The work of decolonization and supporting indigenous and frontline community-led organizing is more important than ever, especially when it comes to talking about the emerging clean energy economy. Now is the perfect moment to define what a justice-based transition really looks like, and that it starts with communities on the front-lines of extraction being the first to make the transition to 100 percent clean energy. We need to make sure that while we’re driving forwards with the work of keeping fossil fuels in the ground, we’re remembering that doing so is part of a broader fight for a more just Canada and world.

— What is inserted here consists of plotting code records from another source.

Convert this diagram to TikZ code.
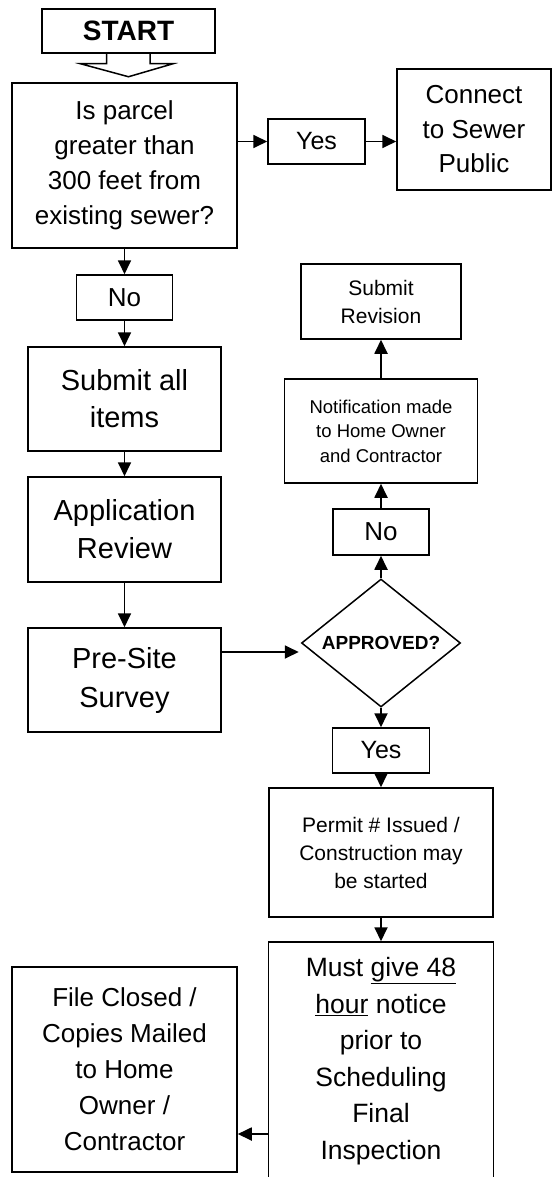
\documentclass[tikz,border=0pt]{standalone}
\usepackage{fontspec}
\setmainfont{Liberation Sans}
\usepackage{tikz}
\usetikzlibrary{calc}
\usetikzlibrary{arrows.meta}
\usetikzlibrary{shapes.geometric}

\begin{document}
\begin{tikzpicture}[x=1pt,y=-1pt]
\tikzstyle{box}=[rectangle,align=center,draw,line width=1.5pt,inner sep=0pt,fill=white]
\tikzstyle{arr}=[-{Triangle[length=14pt,width=13pt]},line width=1.8pt]
\useasboundingbox (0,0) rectangle (553,1177);

\node[box,minimum width=173pt,minimum height=44pt,font=\fontsize{28}{34}\selectfont\bfseries] at(128.5, 31) (start) {START};
\draw[line width=1.5pt] ([xshift=-22pt]start.south) -- ++(0,10) -- ++(-26,0) -- ([yshift=-23pt]start.south)
  -- ++(44.5,-13) -- ++(-23,0) -- ++(0,-10);

\node[box,minimum width=225pt,minimum height=165pt,font=\fontsize{26}{35}\selectfont] at(124.5, 165.5) (parcel) {Is parcel\\
                         greater than\\
                         300 feet from\\
                         existing sewer?};
\node[box,minimum width=97pt,minimum height=45pt,font=\fontsize{25}{30}\selectfont] at(316.5, 141.5) (yesA) {Yes};
\node[box,minimum width=154pt,minimum height=121pt,font=\fontsize{26}{34.5}\selectfont] at(474, 129.5) (connect) {Connect\\
                         to Sewer\\
                         Public};
\node[box,minimum width=96pt,minimum height=45pt,font=\fontsize{26}{30}\selectfont] at(124.5, 297.5) (noA) {No};
\node[box,minimum width=193pt,minimum height=104pt,font=\fontsize{29}{37}\selectfont] at(124.5, 399) (submit) {Submit all\\
                         items};
\node[box,minimum width=193pt,minimum height=105pt,font=\fontsize{29}{38}\selectfont] at(124.5, 529.5) (review) {Application\\
                         Review};
\node[box,minimum width=193pt,minimum height=104pt,font=\fontsize{29}{39}\selectfont] at(124.5, 680) (presite) {Pre-Site\\
                         Survey};

\node[draw,diamond,aspect=1.24,inner sep=0pt,line width=1.5pt,minimum width=159pt,minimum height=128pt,
      font=\fontsize{19}{23}\selectfont\bfseries] at(381, 643) (approved) {APPROVED?};
\node[box,minimum width=96pt,minimum height=46pt,font=\fontsize{26}{30}\selectfont] at(381, 532) (noB) {No};
\node[box,minimum width=193pt,minimum height=104pt,font=\fontsize{18.5}{24.5}\selectfont] at(381, 431) (notify) {Notification made\\
                         to Home Owner\\
                         and Contractor};
\node[box,minimum width=160pt,minimum height=75pt,font=\fontsize{21}{28}\selectfont] at(381, 301.5) (revision) {Submit\\
                         Revision};
\node[box,minimum width=97pt,minimum height=45pt,font=\fontsize{25}{30}\selectfont] at(381, 750.5) (yesB) {Yes};
\node[box,minimum width=224pt,minimum height=129pt,font=\fontsize{21}{28}\selectfont] at(381, 852.5) (permit) {Permit \# Issued /\\
                         Construction may\\
                         be started};
\node[box,minimum width=225pt,minimum height=238pt,font=\fontsize{26.5}{36.5}\selectfont] at(381, 1061) (must) {Must \underline{give 48}\\
                         \underline{hour} notice\\
                         prior to\\
                         Scheduling\\
                         Final\\
                         Inspection};
\node[box,minimum width=225pt,minimum height=205pt,font=\fontsize{26}{36}\selectfont] at(124.5, 1069.5) (closed) {File Closed /\\
                         Copies Mailed\\
                         to Home\\
                         Owner /\\
                         Contractor};

\draw[arr] (yesA.west -| parcel.east) -- (yesA.west);
\draw[arr] (yesA.east) -- (connect.west |- yesA.east);
\draw[arr] (parcel.south) -- (noA.north);
\draw[arr] (noA.south) -- (submit.north);
\draw[arr] (submit.south) -- (review.north);
\draw[arr] (review.south) -- (presite.north);
\draw[arr] ([yshift=-9pt]approved.west -| presite.east) -- ([xshift=-2pt,yshift=-9pt]approved.west);
\draw[arr] (approved.north) -- (noB.south);
\draw[arr] (noB.north) -- (notify.south);
\draw[arr] (notify.north) -- (revision.south);
\draw[arr] (approved.south) -- (yesB.north);
\draw[arr] (yesB.south) -- (permit.north);
\draw[arr] (permit.south) -- (must.north);
\draw[arr] ([yshift=-73pt]must.west) -- ([yshift=-64.5pt]closed.east);
\end{tikzpicture}
\end{document}
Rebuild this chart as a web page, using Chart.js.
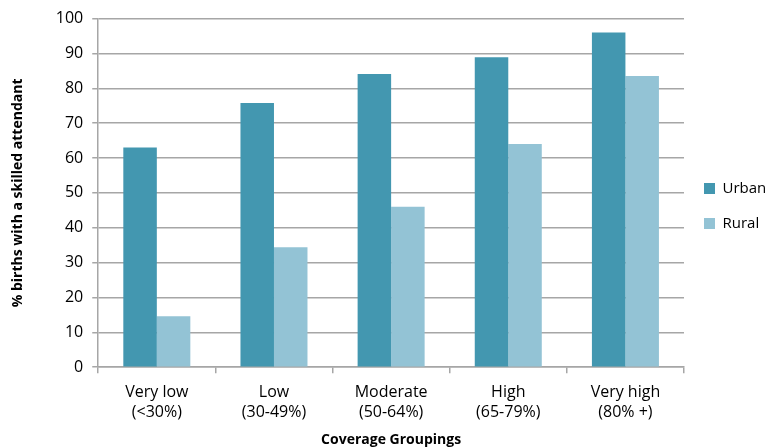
<!DOCTYPE html>
<html>
<head>
<meta charset="utf-8">
<script src="https://cdn.jsdelivr.net/npm/chart.js@4"></script>
<style>
  html, body { margin: 0; padding: 0; background: #fff; }
  #wrap { width: 771px; height: 448px; }
</style>
</head>
<body>
<div id="wrap"><canvas id="chart"></canvas></div>
<script>
var groupLabels = [
  ['Very low', '(<30%)'],
  ['Low', '(30-49%)'],
  ['Moderate', '(50-64%)'],
  ['High', '(65-79%)'],
  ['Very high', '(80% +)']
];
var urbanValues = [63, 75.8, 84.1, 88.9, 96];
var ruralValues = [14.6, 34.4, 46, 64, 83.5];

var fontFamily = "'Open Sans', 'Noto Sans', sans-serif";
var gridGrey = '#a6a6a6';

const data = {
  labels: groupLabels,
  datasets: [
    {
      label: 'Urban',
      backgroundColor: '#4397b0',
      borderColor: '#4397b0',
      data: urbanValues,
    },
    {
      label: 'Rural',
      backgroundColor: '#93c3d5',
      borderColor: '#93c3d5',
      data: ruralValues,
    }
  ]
};

const config = {
  type: 'bar',
  data: data,
  options: {
    responsive: true,
    maintainAspectRatio: false,
    animation: false,
    datasets: {
      bar: {
        categoryPercentage: 0.572,
        barPercentage: 1.0
      }
    },
    layout: {
      padding: { top: 15, right: 0, bottom: 0, left: 4 }
    },
    plugins: {
      tooltip: { enabled: false },
      legend: {
        position: 'right',
        align: 'start',
        maxWidth: 87,
        // empty title only used to push the items down to mid height
        title: {
          display: true,
          text: '',
          font: { size: 10 },
          padding: { top: 134, bottom: 0 }
        },
        labels: {
          boxWidth: 11,
          boxHeight: 11,
          padding: 20,
          color: '#000',
          font: { family: fontFamily, size: 15 }
        }
      }
    },
    scales: {
      x: {
        grid: {
          display: true,
          drawOnChartArea: false,
          offset: true,
          color: gridGrey,
          lineWidth: 1.5,
          tickLength: 6
        },
        border: { color: gridGrey, width: 1.5 },
        ticks: {
          color: '#000',
          maxRotation: 0,
          padding: 9,
          font: { family: fontFamily, size: 16, lineHeight: 1.25 }
        },
        title: {
          display: true,
          text: 'Coverage Groupings',
          color: '#000',
          padding: { top: 0, bottom: 0 },
          font: { family: fontFamily, size: 14, weight: 'bold' }
        }
      },
      y: {
        min: 0,
        max: 100,
        grid: {
          color: gridGrey,
          lineWidth: 1.5,
          tickLength: 6
        },
        border: { color: gridGrey, width: 1.5 },
        ticks: {
          stepSize: 10,
          color: '#000',
          padding: 9,
          font: { family: fontFamily, size: 16 }
        },
        title: {
          display: true,
          text: '% births with a skilled attendant',
          color: '#000',
          padding: { top: 6, bottom: 20 },
          font: { family: fontFamily, size: 14, weight: 'bold' }
        }
      }
    }
  }
};

var myChart = new Chart(document.getElementById('chart'), config);
</script>
</body>
</html>
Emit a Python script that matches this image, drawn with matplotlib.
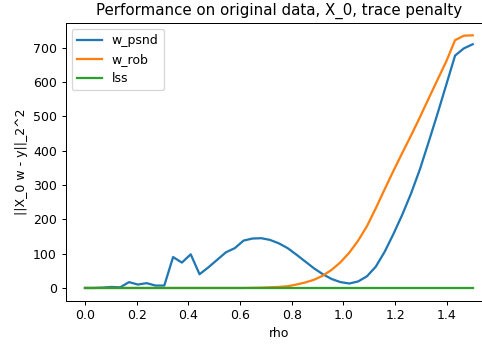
import numpy as np
import matplotlib
matplotlib.use("Agg")
import matplotlib.pyplot as plt

# rho grid: 45 points from 0 to 1.5
rho = np.linspace(0, 1.5, 45)

w_psnd = [0, 0, 1, 3, 2, 17, 10, 14, 7, 7,
          90, 74, 98, 40, 60, 82, 104, 116, 138, 144,
          145, 140, 130, 116, 97, 77, 57, 40, 26, 17,
          13, 19, 34, 62, 105, 157, 213, 275, 345, 425,
          507, 592, 677, 698, 710]

w_rob = [0, 0, 0, 0, 0, 0, 0, 0, 0, 0,
         0, 0, 0, 0, 0, 0, 0, 0, 0, 0.5,
         1, 2, 3, 5, 10, 16, 24, 36, 53, 75,
         103, 138, 180, 232, 287, 341, 393, 444, 497, 552,
         606, 660, 722, 735, 736]

lss = [0] * 45

fig = plt.figure(figsize=(483 / 90, 345 / 90), dpi=90)
ax = fig.add_axes([0.1358, 0.1287, 0.883, 0.8055])

ax.plot(rho, w_psnd, label='w_psnd', lw=1.8)
ax.plot(rho, w_rob, label='w_rob', lw=1.8)
ax.plot(rho, lss, label='lss', lw=1.8)
ax.legend(loc='upper left')
ax.set_title('Performance on original data, X_0, trace penalty')
ax.set_xlabel('rho')
ax.set_ylabel('||X_0 w - y||_2^2')

fig.savefig('out.png', dpi=90)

Lesson 5: It’s time to be relentless
There are a lot of lessons from the Keystone XL campaign that can be applied to our work in Canada, but perhaps the most important right now is to be relentless. Keystone XL activists dogged President Obama at every chance they got, calling on him to pick a side to secure his climate legacy, and now it’s our turn. This is not the moment to wait and see, but rather for what Naomi Klein has called “relentless pressure from below.”
In “Letter from Birmingham Jail,” King explains that their plan was to “create a situation so crisis packed that it will inevitably open the door to negotiation,” and that too should be our goal. If this government does not follow through on its proposed overhaul of the National Energy Board review, we should be prepared to shut it down with joy and resolve. If they do announce a new environmental assessment plan, we need to be ready to ensure that that plan is accountable to people and not polluters. We have to hold Prime Minister Trudeau to his oft-repeated line that while “governments grant permits, people grant permission.”
Part of being relentless is also about pushing our movements to be bold and creative with their tactics and targets. That is exactly what Climate Welcome aspired to be. Risking arrest during a positively-framed mass action targeted at the prime minister’s house represents a departure from the run of the mill marches to Parliament Hill and created new experiences, as well as a new level of commitment, for many activists in the climate movement.
Perhaps most of all, we have to believe in the new prime minister’s own words that “a better Canada is always possible.” We have to believe in those words so much that we refuse to let this new prime minister fail them, whatever that takes.